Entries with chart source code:
----

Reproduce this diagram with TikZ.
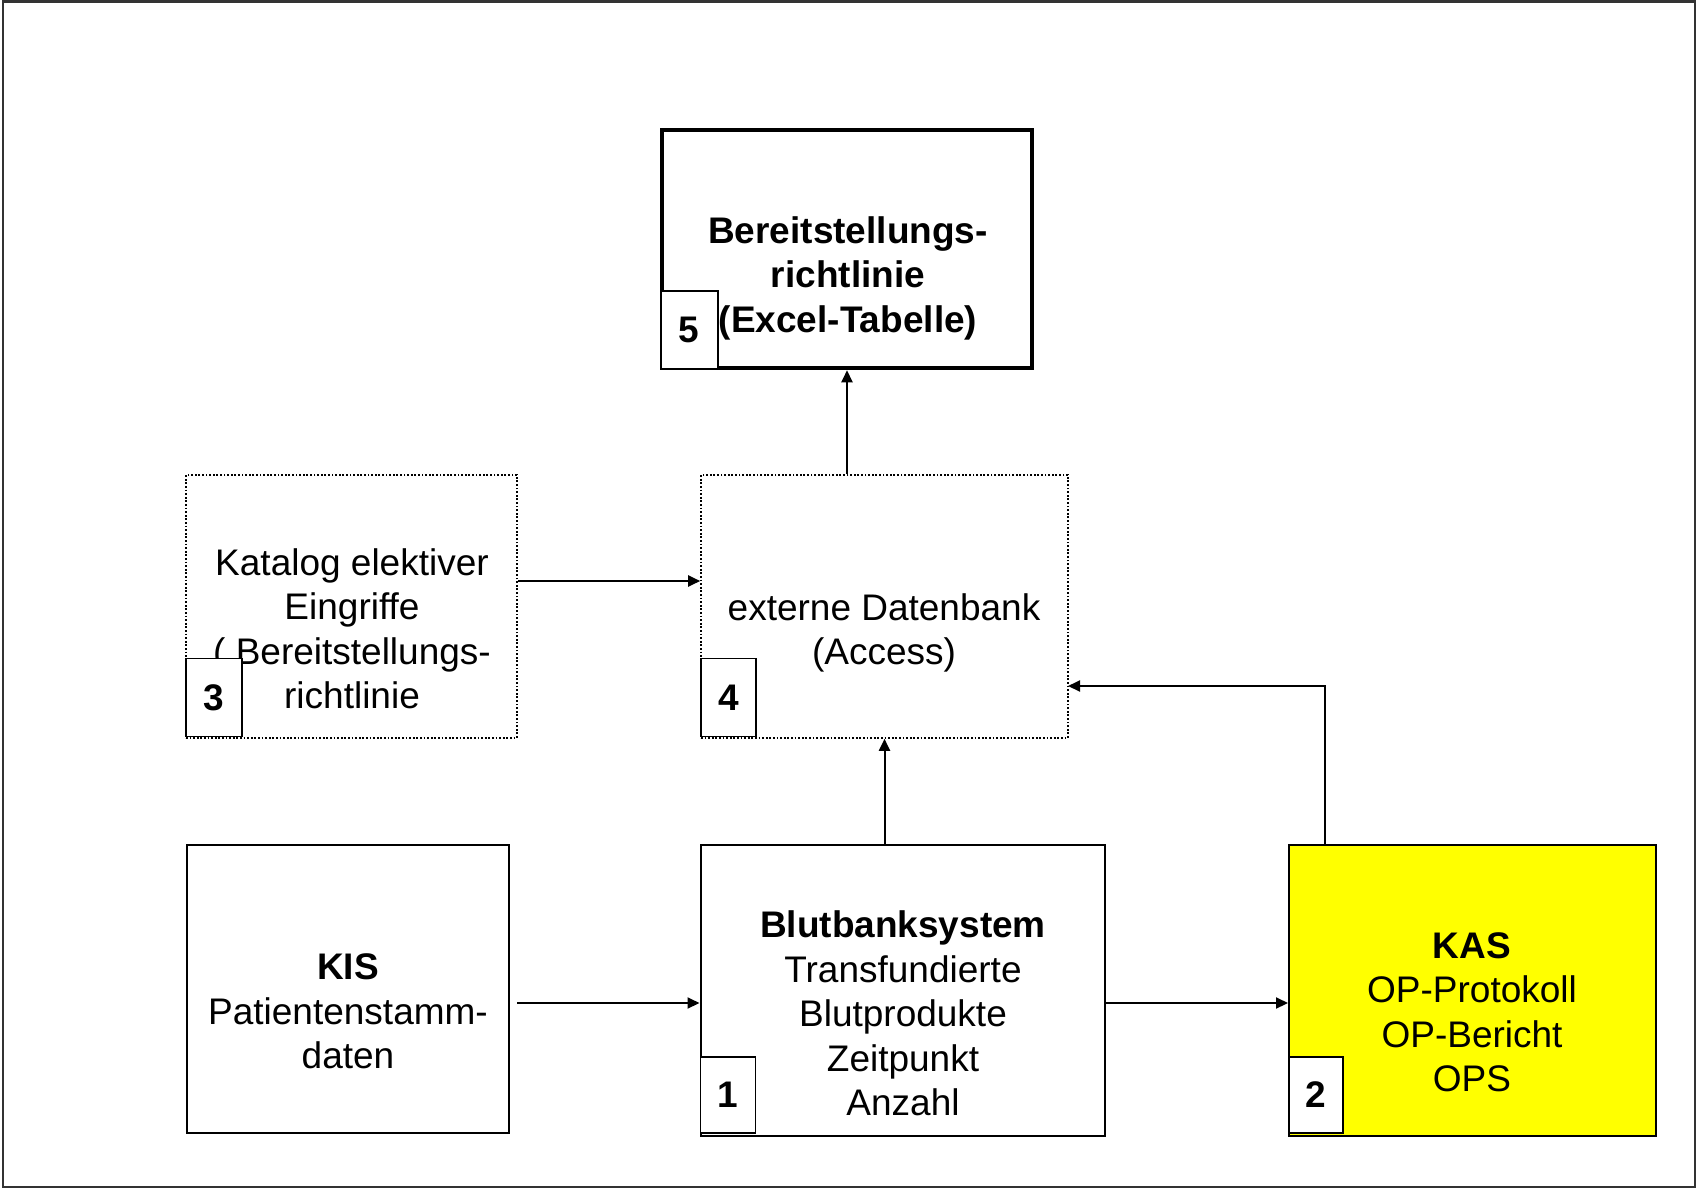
\documentclass[tikz,border=0pt]{standalone}
\usepackage{fontspec}
\setmainfont{Liberation Sans}
\usetikzlibrary{arrows.meta}
\definecolor{kasyellow}{HTML}{FFFF00}
\tikzset{
  txt/.style={inner sep=0pt, align=center, font=\fontsize{37}{44.5}\selectfont},
  boxsolid/.style={draw=black, line width=2pt, rectangle, inner sep=0pt},
  boxdotted/.style={draw=black, line width=1.6pt, dash pattern=on 1.8pt off 1.8pt, rectangle, inner sep=0pt},
  numbox/.style={draw=black, fill=white, line width=1.8pt, rectangle, inner sep=0pt, anchor=south west,
    font=\fontsize{37}{44.5}\selectfont\bfseries},
  arr/.style={line width=2pt, -{Triangle[length=12pt,width=11pt]}},
}
\begin{document}
\begin{tikzpicture}[x=1pt,y=-1pt]
\useasboundingbox (0,0) rectangle (1697,1191);
\draw[line width=2.5pt, draw=black!80] (3,1.5) rectangle (1695,1187);
% main boxes
\node[boxsolid, line width=4.5pt, minimum width=370pt, minimum height=238pt] (bereit) at (847,249) {};
\node[boxdotted, minimum width=331pt, minimum height=263pt] (kat) at (351.5,606.5) {};
\node[boxdotted, minimum width=367pt, minimum height=263pt] (db) at (884.5,606.5) {};
\node[boxsolid, minimum width=322pt, minimum height=288pt] (kis) at (348,989) {};
\node[boxsolid, minimum width=404pt, minimum height=291pt] (blut) at (902.5,990.5) {};
\node[boxsolid, fill=kasyellow, minimum width=367pt, minimum height=291pt] (kas) at (1472.5,990.5) {};
% texts
\node[txt, font=\fontsize{37}{44.5}\selectfont\bfseries] (bereitT) at (848,278) {Bereitstellungs-\\richtlinie\\(Excel-Tabelle)};
\node[txt] (katT) at (352,629) {Katalog elektiver\\Eingriffe\\( Bereitstellungs-\\richtlinie};
\node[txt] (dbT) at (884,633) {externe Datenbank\\(Access)};
\node[txt] (kisT) at (348,1011.5) {\textbf{KIS}\\Patientenstamm-\\daten};
\node[txt] (blutT) at (903,1013.5) {\textbf{Blutbanksystem}\\Transfundierte\\Blutprodukte\\Zeitpunkt\\Anzahl};
\node[txt] (kasT) at (1472,1012) {\textbf{KAS}\\OP-Protokoll\\OP-Bericht\\OPS};
% number boxes
\node[numbox, minimum width=57pt, minimum height=78pt] (n5) at (bereit.south west) {5};
\node[numbox, minimum width=56pt, minimum height=78pt] (n3) at ([yshift=1.5pt]kat.south west) {3};
\node[numbox, minimum width=55pt, minimum height=78pt] (n4) at ([yshift=1.5pt]db.south west) {4};
\node[numbox, minimum width=55pt, minimum height=76pt] (n1) at ([yshift=3.5pt]blut.south west) {1};
\node[numbox, minimum width=54pt, minimum height=76pt] (n2) at ([yshift=3.5pt]kas.south west) {2};
% connectors
\coordinate (rowA) at (0,581);
\coordinate (rowB) at (0,1003);
\coordinate (kisout) at (517,1003);
\coordinate (kasout) at (1325,845);
\coordinate (dbin) at (1068,686);
\draw[arr] (bereit.south |- db.north) -- (bereit.south);
\draw[arr] (kat.east |- rowA) -- (db.west |- rowA);
\draw[arr] (db.south |- blut.north) -- (db.south);
\draw[arr] (kasout) |- (dbin);
\draw[arr] (kisout) -- (blut.west |- rowB);
\draw[arr] (blut.east |- rowB) -- (kas.west |- rowB);
\end{tikzpicture}
\end{document}
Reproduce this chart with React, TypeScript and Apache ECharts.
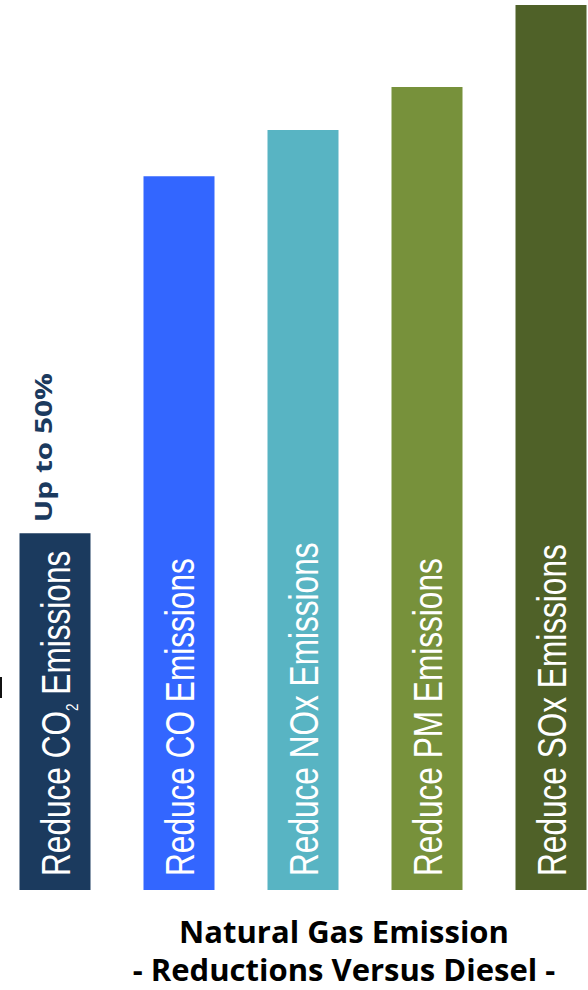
import React, { useEffect, useRef } from "react";
import * as echarts from "echarts";

const categories = ["CO2", "CO", "NOx", "PM", "SOx"];
const barLabels = [
  "Reduce CO2 Emissions",
  "Reduce CO Emissions",
  "Reduce NOx Emissions",
  "Reduce PM Emissions",
  "Reduce SOx Emissions",
];
const values = [50, 100, 106.5, 112.5, 124];
const barColors = ["#1B3A5E", "#3366FF", "#58B4C3", "#77913B", "#4F6128"];
const topNotes = ["Up to 50%", "", "", "", ""];
const titleLines = ["Natural Gas Emission", "- Reductions Versus Diesel -"];

const LABEL_FONT = "'Liberation Sans', Arial, sans-serif";
const NOTE_FONT = "'Open Sans', 'Liberation Sans', sans-serif";

function toRich(s: string): string {
  return "{n|" + s.replace(/O2(?=\s|$)/, "O}{s|2}{n|") + "}";
}

export default function App() {
  const ref = useRef<HTMLDivElement>(null);
  useEffect(() => {
    if (!ref.current) return;
    const chart = echarts.init(ref.current, null, { renderer: "svg" });
    chart.setOption({
      animation: false,
      backgroundColor: "#ffffff",
      grid: { left: -7, width: 620, top: 5, bottom: 100, outerBoundsMode: "none", containLabel: false },
      xAxis: {
        type: "category",
        data: categories,
        show: false,
      },
      yAxis: { type: "value", min: 0, max: 124, show: false },
      series: [
        {
          type: "bar",
          barWidth: 71,
          data: values.map((v, i) => ({ value: v, itemStyle: { color: barColors[i] } })),
          z: 2,
        },
        {
          type: "custom",
          z: 5,
          data: values.map((v, i) => [i, v]),
          encode: { x: 0, y: 1 },
          renderItem: (params: any, api: any) => {
            const idx = params.dataIndex;
            const i = api.value(0);
            const v = api.value(1);
            const base = api.coord([i, 0]);
            const top = api.coord([i, v]);
            const children: any[] = [
              {
                type: "text",
                x: base[0] + 1,
                y: base[1] - 14,
                rotation: Math.PI / 2,
                scaleX: 0.79,
                style: {
                  text: toRich(barLabels[idx]),
                  align: "left",
                  verticalAlign: "middle",
                  fill: "#ffffff",
                  fontSize: 40,
                  fontFamily: LABEL_FONT,
                  rich: {
                    n: { fontSize: 40, fontFamily: LABEL_FONT, fill: "#ffffff", lineHeight: 49 },
                    s: { fontSize: 17, fontFamily: LABEL_FONT, fill: "#ffffff", verticalAlign: "bottom" },
                  },
                },
              },
            ];
            if (topNotes[idx]) {
              children.push({
                type: "text",
                x: top[0] - 12,
                y: top[1] - 11,
                rotation: Math.PI / 2,
                scaleX: 1.24,
                style: {
                  text: topNotes[idx],
                  align: "left",
                  verticalAlign: "middle",
                  fill: "#1B3A5E",
                  fontSize: 24,
                  fontWeight: "bold",
                  fontFamily: NOTE_FONT,
                },
              });
            }
            return { type: "group", children };
          },
        },
      ],
      graphic: [
        { type: "rect", shape: { x: 0, y: 677, width: 2, height: 21 }, style: { fill: "#111111" } },
        {
          type: "text",
          x: 344,
          y: 931,
          style: {
            text: titleLines[0],
            align: "center",
            verticalAlign: "middle",
            fill: "#000000",
            fontSize: 31,
            fontWeight: "bold",
            fontFamily: NOTE_FONT,
          },
        },
        {
          type: "text",
          x: 344,
          y: 969,
          style: {
            text: titleLines[1],
            align: "center",
            verticalAlign: "middle",
            fill: "#000000",
            fontSize: 31,
            fontWeight: "bold",
            fontFamily: NOTE_FONT,
          },
        },
      ],
    });
    return () => chart.dispose();
  }, []);
  return (
    <div
      ref={ref}
      style={{ position: "absolute", left: 0, top: 0, width: 588, height: 990 }}
    />
  );
}
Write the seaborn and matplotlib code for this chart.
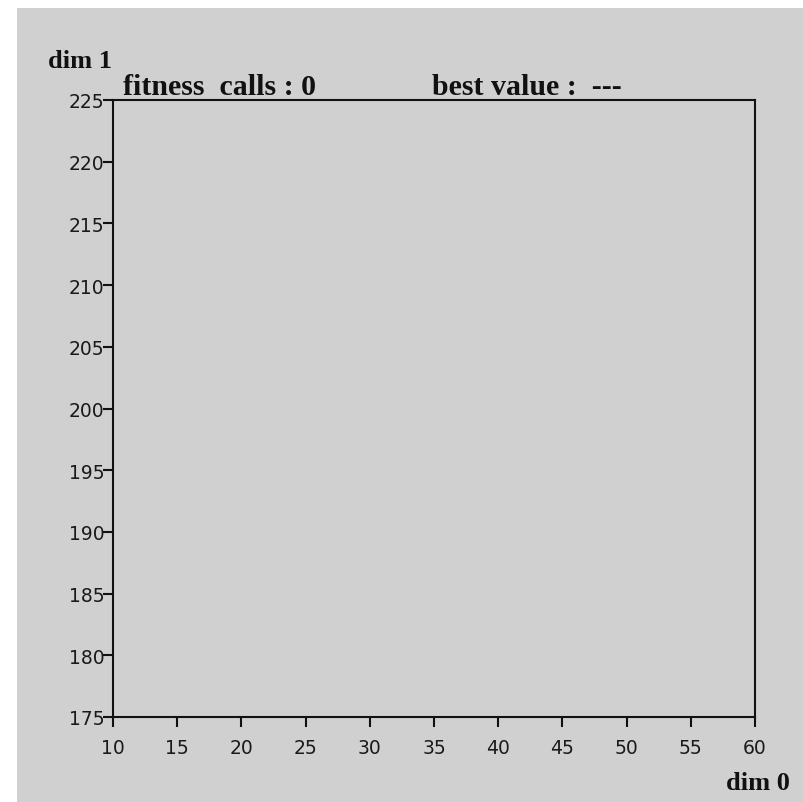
import matplotlib
matplotlib.use("Agg")
import matplotlib.pyplot as plt
import seaborn as sns
import pandas as pd
from matplotlib.patches import Rectangle

# Data (the chart shows an empty search space, no points yet)
points_dim0 = []
points_dim1 = []
x_ticks = [10, 15, 20, 25, 30, 35, 40, 45, 50, 55, 60]
y_ticks = [175, 180, 185, 190, 195, 200, 205, 210, 215, 220, 225]
fitness_calls = 0
best_value = "---"

sns.set_theme(style="ticks")
plt.rcParams['font.family'] = ['DejaVu Sans']

BG = "#d0d0d0"
fig = plt.figure(figsize=(8.04, 8.03), dpi=100, facecolor="white")
fig.patches.append(Rectangle((17 / 804, 0), 1, 1 - 9 / 803, transform=fig.transFigure,
                             facecolor=BG, edgecolor="none", zorder=-10))

ax = fig.add_axes([113 / 804, 1 - 718 / 803, (755 - 113) / 804, (718 - 101) / 803])
ax.set_facecolor(BG)

df = pd.DataFrame({"dim0": points_dim0, "dim1": points_dim1}, dtype=float)
sns.scatterplot(data=df, x="dim0", y="dim1", ax=ax)

ax.set_xlim(x_ticks[0], x_ticks[-1])
ax.set_ylim(y_ticks[0], y_ticks[-1])
ax.set_xticks(x_ticks)
ax.set_yticks(y_ticks)
ax.set_xlabel("")
ax.set_ylabel("")
for s in ax.spines.values():
    s.set_color("#111111")
    s.set_linewidth(1.5)
    s.set_visible(True)
ax.tick_params(axis="both", direction="out", length=7, width=1.5, color="#111111",
               labelsize=13.5, labelcolor="#1a1a1a")
ax.tick_params(axis="x", pad=8)
ax.tick_params(axis="y", pad=-1)

serif = dict(family="Liberation Serif", weight="bold", color="#111111")
fig.text(48 / 804, 1 - 68 / 803, "dim 1", fontsize=19, **serif)
fig.text(123 / 804, 1 - 95 / 803, f"fitness  calls : {fitness_calls}", fontsize=21.5, **serif)
fig.text(432 / 804, 1 - 95 / 803, f"best value :  {best_value}", fontsize=21.5, **serif)
fig.text(790 / 804, 1 - 790 / 803, "dim 0", fontsize=19, ha="right", **serif)

fig.savefig("out.png", dpi=100, facecolor="white")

----

__What is expected__: Set down, without pictures, the lines between the line holding "Reproduce this chart" and the line holding "import * as", both inclusive.

__The completed task__:
Reproduce this chart with React, TypeScript and Apache ECharts.
import React, { useEffect, useRef } from "react";
import * as echarts from "echarts";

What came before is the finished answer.